One mistake is using RPA to patch a bad process. If your approvals are messy, your lead routing is unclear, or your team doesn't know who owns what, a bot will not fix that. It may just help the mess move faster.

Another mistake is overbuilding workflow automation when the real issue is a broken system connection. If your staff is manually copying data between two tools all day, you may not need a full process redesign. You may just need a bot, an integration, or a cleaner handoff.

The third mistake is buying based on a demo instead of a bottleneck. Demos make everything look smooth. Real operations are not smooth. Start with the step that is costing you money now. Missed calls. Slow follow-up. Duplicate data entry. Unworked lead lists. Then match the tool to that problem.

How to decide what your business needs

Start with one question: where is the human effort going right now?

If your people are spending hours doing the same screen actions over and over, look at RPA. If your people are spending hours chasing, routing, reminding, updating, and checking on work, look at workflow automation.

You should also ask what happens when volume spikes. If 30 new leads hit at once, does the business slow down because nobody can process the clicks fast enough? That points toward RPA or integration help. If it slows down because nobody follows the same process and leads sit untouched, that points toward workflow automation.

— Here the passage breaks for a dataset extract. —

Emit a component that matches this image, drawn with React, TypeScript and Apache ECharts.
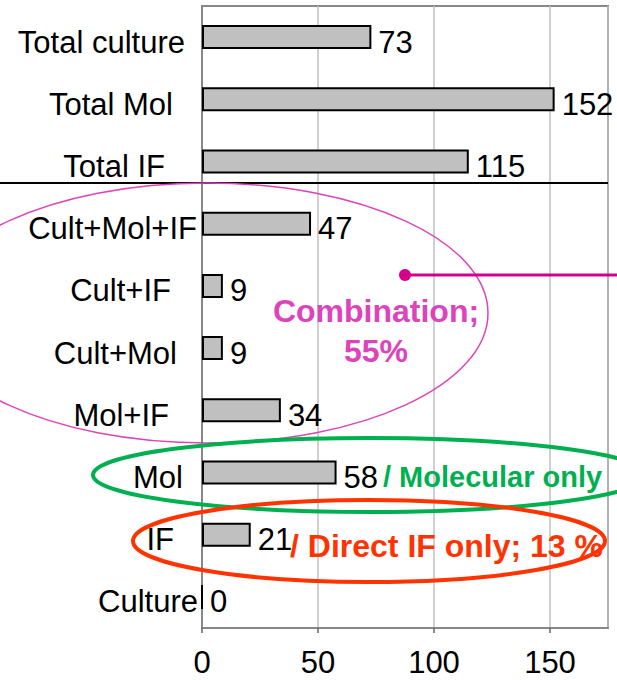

In phone-driven businesses, workflow issues usually hit first. Calls come in after hours. Reps miss follow-ups. New inquiries wait too long. Appointments never get booked because the handoff breaks. That is why a managed system that answers, qualifies, routes, and books can matter more than a back-office bot. Relay by Cactus AI, for example, sits closer to workflow outcomes than pure RPA - booked appointments, qualified transfers, and calls handled when the team can't pick up.

You do not always need a full automation stack

A lot of businesses hear these terms and assume they need a major automation project. Usually they don't. They need one painful process fixed first.

If your front office is losing revenue because calls go unanswered, solve that. If your sales team wastes mornings dialing bad lead lists, solve that. If your admin team spends four hours a day moving data between systems, solve that. The right automation strategy starts narrow and proves itself fast.

That also keeps you from buying software your team never adopts. Owners do not need more dashboards. They need fewer missed opportunities and less manual work.

The better question to ask vendors

Instead of asking whether a product is RPA or workflow automation, ask this: what exact work disappears, and what exact result improves?

That question cuts through a lot of noise. If the answer is vague, move on. If the answer is specific - two hours saved per rep, more leads contacted in the first five minutes, fewer no-response callers, more jobs booked after hours - now you're talking about something real.

The best automation does not feel impressive because of the technology. It feels useful because your team stops doing work that never should have been manual in the first place.